Die Diskrepanz in der Einschätzung, also daß das WUK vom außenstehenden Publikum positiver bewertet wird als von den Aktiven im Haus, erklärt sich Richard Schweitzer, einer der Koordinatoren der Studie so: die WUK-Gruppenmitglieder stellen höhere Ansprüche, etwa an das gesellschaftspolitische Engagement. Da werde dann oft auch ein strengeres Urteil gefällt.

Nicht reich, aber arbeitsreich

Eine besondere Leistung der WUK-Kulturstudie besteht darin, daß sie Vorurteilen den Besuchern beziehungsweise Künstlern gegenüber in einer wichtigen Hinsicht den Boden entzieht: es sind keine Arbeitslosen und Sozialschmarotzer, die sich dort tummeln. Die weitaus größte Mehrheit ist in Ausbildung oder erwerbstätig, darunter naturgemäß nicht wenige Freiberufler.

Reich sind allerdings weder die Gruppenmitglieder (die meisten von ihnen verdienen monatlich zwölftausend Schilling oder weniger) noch die Besucher. Mit alternativer Kultur läßt sich offenbar bei uns nicht das große Geld machen.

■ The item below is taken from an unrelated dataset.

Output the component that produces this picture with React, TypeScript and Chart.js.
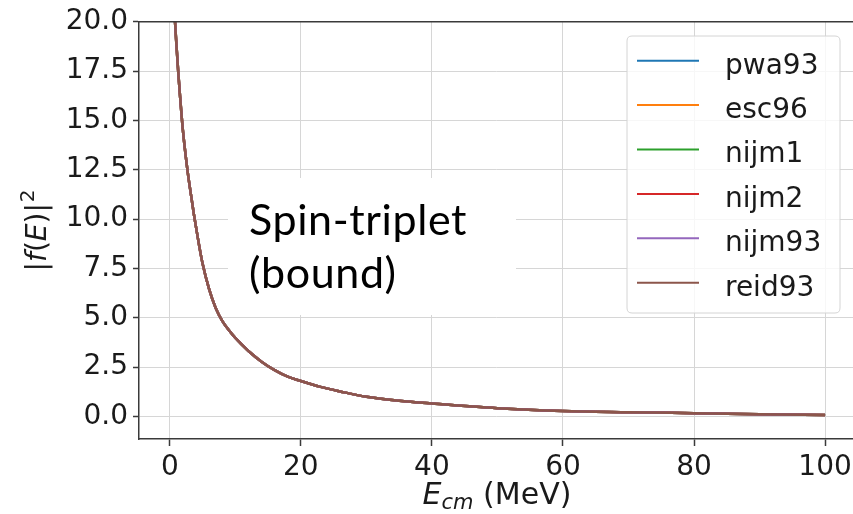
import React, { useEffect, useRef } from "react";
import { Chart, registerables } from "chart.js";

Chart.register(...registerables);

// Centre-of-mass energy (MeV)
const energies = [0.3, 0.5, 0.76, 1, 1.28, 1.5, 1.79, 2, 2.65, 3, 3.7, 4, 4.5, 5, 6, 7, 8, 9, 10, 12, 14, 16, 18, 20, 23, 26, 30, 35, 40, 50, 60, 70, 80, 90, 100];

// |f(E)|^2 for each potential model (curves coincide at this scale)
const pwa93 = [23.3, 21.9, 20.2, 18.9, 17.5, 16.5, 15.3, 14.5, 12.6, 11.75, 10.2, 9.6, 8.62, 7.75, 6.45, 5.5, 4.85, 4.38, 3.98, 3.32, 2.78, 2.35, 2.02, 1.8, 1.5, 1.27, 1.0, 0.8, 0.66, 0.42, 0.28, 0.22, 0.17, 0.12, 0.07];
const esc96 = [23.3, 21.9, 20.2, 18.9, 17.5, 16.5, 15.3, 14.5, 12.6, 11.75, 10.2, 9.6, 8.62, 7.75, 6.45, 5.5, 4.85, 4.38, 3.98, 3.32, 2.78, 2.35, 2.02, 1.8, 1.5, 1.27, 1.0, 0.8, 0.66, 0.42, 0.28, 0.22, 0.17, 0.12, 0.07];
const nijm1 = [23.3, 21.9, 20.2, 18.9, 17.5, 16.5, 15.3, 14.5, 12.6, 11.75, 10.2, 9.6, 8.62, 7.75, 6.45, 5.5, 4.85, 4.38, 3.98, 3.32, 2.78, 2.35, 2.02, 1.8, 1.5, 1.27, 1.0, 0.8, 0.66, 0.42, 0.28, 0.22, 0.17, 0.12, 0.07];
const nijm2 = [23.3, 21.9, 20.2, 18.9, 17.5, 16.5, 15.3, 14.5, 12.6, 11.75, 10.2, 9.6, 8.62, 7.75, 6.45, 5.5, 4.85, 4.38, 3.98, 3.32, 2.78, 2.35, 2.02, 1.8, 1.5, 1.27, 1.0, 0.8, 0.66, 0.42, 0.28, 0.22, 0.17, 0.12, 0.07];
const nijm93 = [23.3, 21.9, 20.2, 18.9, 17.5, 16.5, 15.3, 14.5, 12.6, 11.75, 10.2, 9.6, 8.62, 7.75, 6.45, 5.5, 4.85, 4.38, 3.98, 3.32, 2.78, 2.35, 2.02, 1.8, 1.5, 1.27, 1.0, 0.8, 0.66, 0.42, 0.28, 0.22, 0.17, 0.12, 0.07];
const reid93 = [23.3, 21.9, 20.2, 18.9, 17.5, 16.5, 15.3, 14.5, 12.6, 11.75, 10.2, 9.6, 8.62, 7.75, 6.45, 5.5, 4.85, 4.38, 3.98, 3.32, 2.78, 2.35, 2.02, 1.8, 1.5, 1.27, 1.0, 0.8, 0.66, 0.42, 0.28, 0.22, 0.17, 0.12, 0.07];

const seriesLabels = ["pwa93", "esc96", "nijm1", "nijm2", "nijm93", "reid93"];
const seriesValues = [pwa93, esc96, nijm1, nijm2, nijm93, reid93];
const seriesColors = ["#1f77b4", "#ff7f0e", "#2ca02c", "#d62728", "#9467bd", "#8c564b"];

const xTickStep = 20;
const yTickStep = 2.5;
const annotationLines = ["Spin-triplet", "(bound)"];

const TICK_FONT = "'DejaVu Sans', sans-serif";
const SPINE = "#3a3a3a";
const TICK_SIZE = 28;

const decorPlugin = {
  id: "decor",
  beforeDatasetsDraw(chart: any) {
    const { ctx } = chart;
    ctx.save();
    ctx.fillStyle = "#ffffff";
    ctx.fillRect(228, 178, 288, 137);
    ctx.restore();
  },
  afterDatasetsDraw(chart: any) {
    const { ctx, chartArea } = chart;
    ctx.save();
    // top spine
    ctx.strokeStyle = SPINE;
    ctx.lineWidth = 1.5;
    ctx.beginPath();
    ctx.moveTo(chartArea.left, chartArea.top);
    ctx.lineTo(chartArea.right, chartArea.top);
    ctx.stroke();

    // annotation
    ctx.save();
    ctx.fillStyle = "#000";
    ctx.font = "43px Lato, 'Open Sans', sans-serif";
    try { (ctx as any).letterSpacing = "0.6px"; } catch (e) {}
    ctx.textBaseline = "alphabetic";
    ctx.textAlign = "left";
    ctx.fillText(annotationLines[0], 249, 235);
    ctx.fillText(annotationLines[1], 249, 288);
    ctx.restore();

    // legend
    const bx = 627, by = 36, bw = 213, bh = 277, r = 5;
    ctx.beginPath();
    ctx.moveTo(bx + r, by);
    ctx.lineTo(bx + bw - r, by);
    ctx.quadraticCurveTo(bx + bw, by, bx + bw, by + r);
    ctx.lineTo(bx + bw, by + bh - r);
    ctx.quadraticCurveTo(bx + bw, by + bh, bx + bw - r, by + bh);
    ctx.lineTo(bx + r, by + bh);
    ctx.quadraticCurveTo(bx, by + bh, bx, by + bh - r);
    ctx.lineTo(bx, by + r);
    ctx.quadraticCurveTo(bx, by, bx + r, by);
    ctx.closePath();
    ctx.fillStyle = "rgba(255,255,255,0.8)";
    ctx.fill();
    ctx.strokeStyle = "#d4d4d4";
    ctx.lineWidth = 1;
    ctx.stroke();

    ctx.font = `${TICK_SIZE}px ${TICK_FONT}`;
    ctx.fillStyle = "#1a1a1a";
    chart.data.datasets.forEach((ds: any, i: number) => {
      const yy = 60.7 + i * 44.4;
      ctx.strokeStyle = ds.borderColor;
      ctx.lineWidth = 2;
      ctx.beginPath();
      ctx.moveTo(637, yy);
      ctx.lineTo(699, yy);
      ctx.stroke();
      ctx.fillText(ds.label, 725, yy + 12.8);
    });

    // y-axis title |f(E)|^2
    const fs = 28;
    const pieces: [string, string, number, number][] = [
      ["|", `${fs}px ${TICK_FONT}`, 0, 0],
      ["f", `italic ${fs}px ${TICK_FONT}`, 0, 0],
      ["(", `${fs}px ${TICK_FONT}`, 0, 0],
      ["E", `italic ${fs}px ${TICK_FONT}`, 0, 0],
      [")", `${fs}px ${TICK_FONT}`, 0, 0],
      ["|", `${fs}px ${TICK_FONT}`, 0, 0],
      ["2", `${Math.round(fs * 0.7)}px ${TICK_FONT}`, -12, 1],
    ];
    let total = 0;
    const widths = pieces.map((p) => {
      ctx.font = p[1];
      const w = ctx.measureText(p[0]).width + p[3];
      total += w;
      return w;
    });
    ctx.save();
    ctx.translate(46, (chartArea.top + 439) / 2);
    ctx.rotate(-Math.PI / 2);
    let px = -total / 2;
    pieces.forEach((p, i) => {
      ctx.font = p[1];
      ctx.fillText(p[0], px + p[3], p[2]);
      px += widths[i];
    });
    ctx.restore();

    // x-axis title E_cm (MeV)
    const xs = 30;
    const xp: [string, string, number][] = [
      ["E", `italic ${xs}px ${TICK_FONT}`, 0],
      ["cm", `italic ${Math.round(xs * 0.7)}px ${TICK_FONT}`, 5],
      [" (MeV)", `${xs}px ${TICK_FONT}`, 0],
    ];
    let tw = 0;
    const xw = xp.map((p) => {
      ctx.font = p[1];
      const w = ctx.measureText(p[0]).width;
      tw += w;
      return w;
    });
    let sx = 497 - tw / 2;
    xp.forEach((p, i) => {
      ctx.font = p[1];
      ctx.fillText(p[0], sx, 504 + p[2]);
      sx += xw[i];
    });
    ctx.restore();
  },
};

export default function App() {
  const ref = useRef<HTMLCanvasElement>(null);

  useEffect(() => {
    const canvas = ref.current;
    if (!canvas) return;
    const datasets = seriesLabels.map((label, i) => ({
      label,
      data: energies.map((e, j) => ({ x: e, y: seriesValues[i][j] })),
      borderColor: seriesColors[i],
      backgroundColor: seriesColors[i],
      borderWidth: 2.5,
      pointRadius: 0,
      fill: false,
      cubicInterpolationMode: "monotone" as const,
      order: seriesLabels.length - i,
    }));

    const gridCommon = {
      color: "#d6d6d6",
      lineWidth: 1,
      tickColor: SPINE,
      tickWidth: 1.5,
    };

    const chart = new Chart(canvas, {
      type: "line",
      data: { datasets },
      plugins: [decorPlugin],
      options: {
        responsive: false,
        animation: false,
        events: [],
        layout: { padding: { top: 21, right: 0, left: 0, bottom: 0 } },
        plugins: { legend: { display: false }, tooltip: { enabled: false } },
        scales: {
          x: {
            type: "linear",
            min: -4.7,
            max: 104.26,
            afterFit: (s: any) => {
              s.height = 75;
              s.paddingLeft = 0;
              s.paddingRight = 0;
            },
            ticks: {
              stepSize: xTickStep,
              includeBounds: false,
              autoSkip: false,
              maxRotation: 0,
              padding: 5,
              color: "#1a1a1a",
              font: { family: TICK_FONT, size: TICK_SIZE },
              callback: (v: any) => String(v),
            },
            grid: { ...gridCommon, tickLength: 7 },
            border: { display: true, color: SPINE, width: 1.5 },
          },
          y: {
            type: "linear",
            min: -1.14,
            max: 20,
            afterFit: (s: any) => {
              s.width = 139;
            },
            ticks: {
              stepSize: yTickStep,
              includeBounds: false,
              autoSkip: false,
              padding: 5,
              color: "#1a1a1a",
              font: { family: TICK_FONT, size: TICK_SIZE },
              callback: (v: any) => Number(v).toFixed(1),
            },
            grid: { ...gridCommon, tickLength: 6 },
            border: { display: true, color: SPINE, width: 1.5 },
          },
        },
      },
    } as any);
    return () => chart.destroy();
  }, []);

  return (
    <div style={{ position: "fixed", left: 0, top: 0, width: 853, height: 514, background: "#ffffff", overflow: "hidden" }}>
      <canvas ref={ref} width={853} height={514} style={{ display: "block", width: 853, height: 514 }} />
    </div>
  );
}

Alternativ waren auch die Umstände, unter denen die Befragungen durchgeführt wurden. So wurden etwa bei Konzerten oder Festen die Interviews während der Veranstaltungen durchgeführt. Was natürlich nicht immer auf Verständnis stieß; welcher Musikfreund läßt sich schon gern beim Genuß einer fetzigen Rocknummer stören?